There will be a lecture in N. H. 14 to-day at the usual hour.

Only one man in Yale's three upper classes was dropped during the last term.

A petition is in circulation and being largely signed, asking to have Mr. Ferris salaried by the college, that more men may be able to take boxing lessons at the reduced rates.

Our falsely reported case of smallpox has got into the college press as we feared. The Princetonian starts the dance, and we shall expect to find it taken up in turn by all of our fifty exchanges.

It is complained that the new apparatus in the shower bath-room is used by the freshmen in wetting each other, much to the discomfort of others in the room.

To-day the election or captain of next year's 'varsity eleven takes place: anyone who played on at least one game in the class series will be entitled to vote. The polling will be held at Capt. Kimball's rooms, between 4 and 5.30.

Hattie Delano is again at her post as Pitti Sing at the Hollis St. Theatre; Miss Louise Montague, Forepaugh's $10.000 beauty, is playing Yum Yum. The Mikado still attracts crowded audiences. Mr. Booth at the Museum will appear as Richelieu on Monday, Tuesday and Wednesday evenings, and Saturday afternoon, in the "Merchant of Venice" and "Katharine and Petruchio on Thursday, "The Fool's Revenge" on Friday and "A New Way to Pay Old Debts" on Saturday evening.

An unrepealed law of New Jersey passed while the state was a British colony, reads as follows: "That all women of whatever age, rank, profession or degree, whether virgins, maids or widows who shall, after this act, impose upon, seduce and betray into matrimony any of his Majesty's subjects by virtue of scents, cosmetics, washes paints, artificial teeth, false hair or high heeled shoes, shall incur the penalty of the law now in force against witchcraft and like misdemeanors." - Princetonian.

Fire was discovered, Friday night, in the third story of the ladies' hall connected with the college at Oberlin, O. The building is a four-story brick, containing about 150 rooms and 250 girls.
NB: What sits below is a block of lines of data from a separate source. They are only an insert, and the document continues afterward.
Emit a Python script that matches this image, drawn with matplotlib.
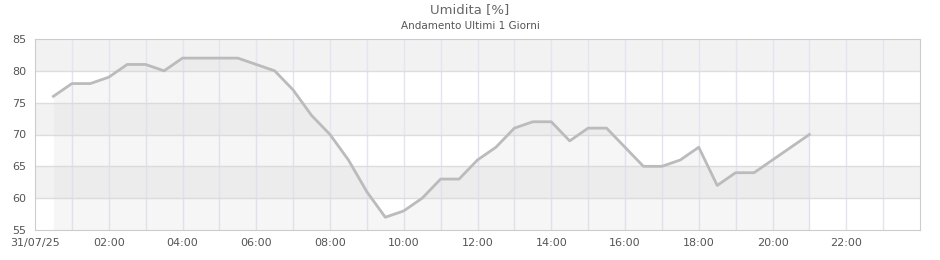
import numpy as np
import matplotlib
matplotlib.use('Agg')
import matplotlib.pyplot as plt

# ore (dalle 00:00 del 31/07/25) e umidita
ore = [0.5, 1.0, 1.5, 2.0, 2.5, 3.0, 3.5, 4.0, 4.5, 5.0, 5.5, 6.0, 6.5, 7.0,
       7.5, 8.0, 8.5, 9.0, 9.5, 10.0, 10.5, 11.0, 11.5, 12.0, 12.5, 13.0,
       13.5, 14.0, 14.5, 15.0, 15.5, 16.0, 16.5, 17.0, 17.5, 18.0, 18.5,
       19.0, 19.5, 20.0, 20.5, 21.0]
umidita = [76, 78, 78, 79, 81, 81, 80, 82, 82, 82, 82, 81, 80, 77,
           73, 70, 66, 61, 57, 58, 60, 63, 63, 66, 68, 71,
           72, 72, 69, 71, 71, 68, 65, 65, 66, 68, 62,
           64, 64, 66, 68, 70]
tick_ore = [0, 2, 4, 6, 8, 10, 12, 14, 16, 18, 20, 22]
tick_label = ['31/07/25', '02:00', '04:00', '06:00', '08:00', '10:00',
              '12:00', '14:00', '16:00', '18:00', '20:00', '22:00']
y_ticks = [55, 60, 65, 70, 75, 80, 85]

fig = plt.figure(figsize=(9.4, 2.6), dpi=100)
ax = fig.add_axes([35/940, 30/260, 885/940, 191/260])

# bande orizzontali alternate
for i in range(len(y_ticks) - 1):
    if i % 2 == 1:
        ax.axhspan(y_ticks[i], y_ticks[i+1], color='#f2f2f2', lw=0, zorder=0)

for h in range(1, 24):
    ax.axvline(h, color='#e4e4f4', lw=1, zorder=1)
for y in y_ticks[1:-1]:
    ax.axhline(y, color='#dddddd', lw=1, zorder=1)

ax.fill_between(ore, umidita, 55, color='#d8d8d8', alpha=0.22, lw=0, zorder=2)
ax.plot(ore, umidita, color='#bbbbbb', lw=2, zorder=3)

ax.set_xlim(0, 24)
ax.set_ylim(55, 85)
ax.set_xticks(tick_ore)
ax.set_xticklabels(tick_label)
ax.set_yticks(y_ticks)
ax.tick_params(length=0, labelsize=8, colors='#555555', pad=6)
for s in ax.spines.values():
    s.set_color('#cccccc')

fig.text(0.5, 1 - 10/260, 'Umidita [%]', ha='center', va='center', fontsize=9.5, color='#666666')
fig.text(0.5, 1 - 26/260, 'Andamento Ultimi 1 Giorni', ha='center', va='center', fontsize=7.5, color='#555555')

fig.savefig('out.png', dpi=100)
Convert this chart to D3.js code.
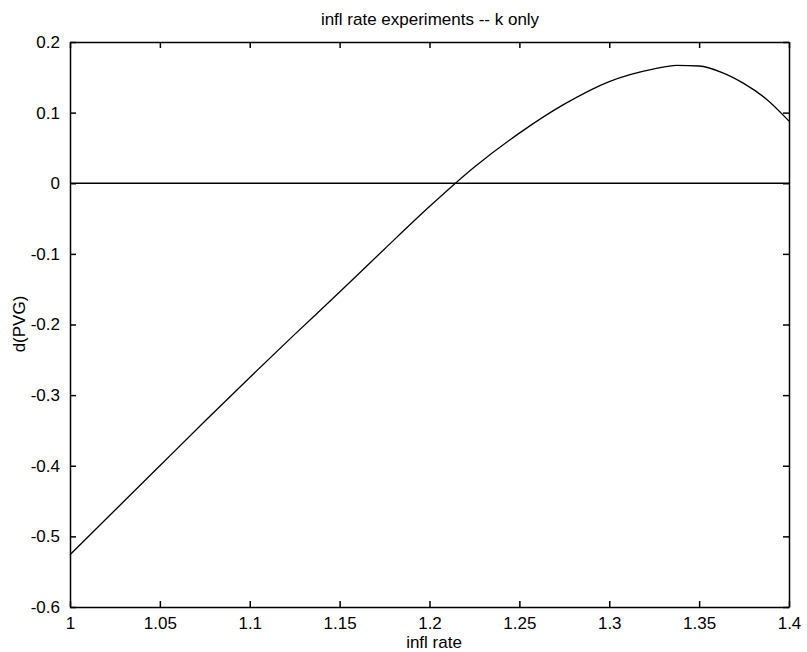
<!DOCTYPE html>
<html>
<head>
<meta charset="utf-8">
<script src="https://cdn.jsdelivr.net/npm/d3@7"></script>
<style>
body { margin: 0; background: #fff; }
text { font-family: "Liberation Sans", Arial, sans-serif; fill: #000; }
</style>
</head>
<body>
<svg id="chart" width="807" height="652"></svg>
<script>
// values
var inflRate = [1.000, 1.025, 1.050, 1.075, 1.100, 1.125, 1.150, 1.175, 1.200, 1.225,
                1.250, 1.275, 1.300, 1.325, 1.3375, 1.350, 1.3625, 1.375, 1.3875, 1.400];
var dPVG = [-0.526, -0.463, -0.400, -0.337, -0.275, -0.214, -0.154, -0.093, -0.033, 0.023,
            0.071, 0.112, 0.144, 0.162, 0.167, 0.166, 0.157, 0.141, 0.119, 0.088];
var zeroX = [1, 1.4];
var zeroY = [0, 0];
var xTicks = [1, 1.05, 1.1, 1.15, 1.2, 1.25, 1.3, 1.35, 1.4];
var yTicks = [-0.6, -0.5, -0.4, -0.3, -0.2, -0.1, 0, 0.1, 0.2];

var svg = d3.select("#chart");
var plotL = 70, plotR = 789, plotT = 42, plotB = 607;

var x = d3.scaleLinear().domain([1, 1.4]).range([plotL, plotR]);
var y = d3.scaleLinear().domain([-0.6, 0.2]).range([plotB, plotT]);

var fmt = function(d) { return String(+d.toFixed(2)); };

// ticks inward on all four sides
svg.append("g").attr("transform", "translate(0," + plotB + ")")
    .call(d3.axisBottom(x).tickValues(xTicks).tickFormat(fmt).tickSizeInner(-6).tickSizeOuter(0).tickPadding(10));
svg.append("g").attr("transform", "translate(0," + plotT + ")")
    .call(d3.axisTop(x).tickValues(xTicks).tickFormat("").tickSizeInner(-6).tickSizeOuter(0));
svg.append("g").attr("transform", "translate(" + plotL + ",0)")
    .call(d3.axisLeft(y).tickValues(yTicks).tickFormat(fmt).tickSizeInner(-6).tickSizeOuter(0).tickPadding(10));
svg.append("g").attr("transform", "translate(" + plotR + ",0)")
    .call(d3.axisRight(y).tickValues(yTicks).tickFormat("").tickSizeInner(-6).tickSizeOuter(0));

svg.selectAll(".domain").attr("stroke", "#000").attr("stroke-width", 1.5);
svg.selectAll(".tick line").attr("stroke", "#000").attr("stroke-width", 1.5);
svg.selectAll(".tick text").style("font-size", "17px").attr("fill", "#000");

var line = d3.line().x(function(d) { return x(d[0]); }).y(function(d) { return y(d[1]); });

svg.append("path")
    .datum(zeroX.map(function(v, i) { return [v, zeroY[i]]; }))
    .attr("d", line).attr("fill", "none").attr("stroke", "#000").attr("stroke-width", 1.3);

svg.append("path")
    .datum(inflRate.map(function(v, i) { return [v, dPVG[i]]; }))
    .attr("d", line.curve(d3.curveMonotoneX)).attr("fill", "none").attr("stroke", "#000").attr("stroke-width", 1.3);

svg.append("text").attr("x", 430).attr("y", 25).attr("text-anchor", "middle")
    .style("font-size", "17px").text("infl rate experiments -- k only");
svg.append("text").attr("x", 434).attr("y", 648).attr("text-anchor", "middle")
    .style("font-size", "17px").text("infl rate");
svg.append("text").attr("transform", "translate(25,324) rotate(-90)").attr("text-anchor", "middle")
    .style("font-size", "17px").text("d(PVG)");
</script>
</body>
</html>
A wild panic ensued among the girls. Some rushed from their rooms in their night clothes, others shrieked and fainted, while a few were badly bruised by falling down stairs. Many of the girls were taken safely down the front stairs, but a few were driven back to the upper landings owing to the flames blocking up the passage. Several of the terrified young ladies were badly burned, while a dozen or more were carried down the ladders, unconscious from smoke. All the victims suffered from exposure to the cold, as a driving storm of snow and wind was prevailing at the time. Their clothing, books and jewelry are destroyed. The loss is not less than $40,000; insurance $31,500. - Herald.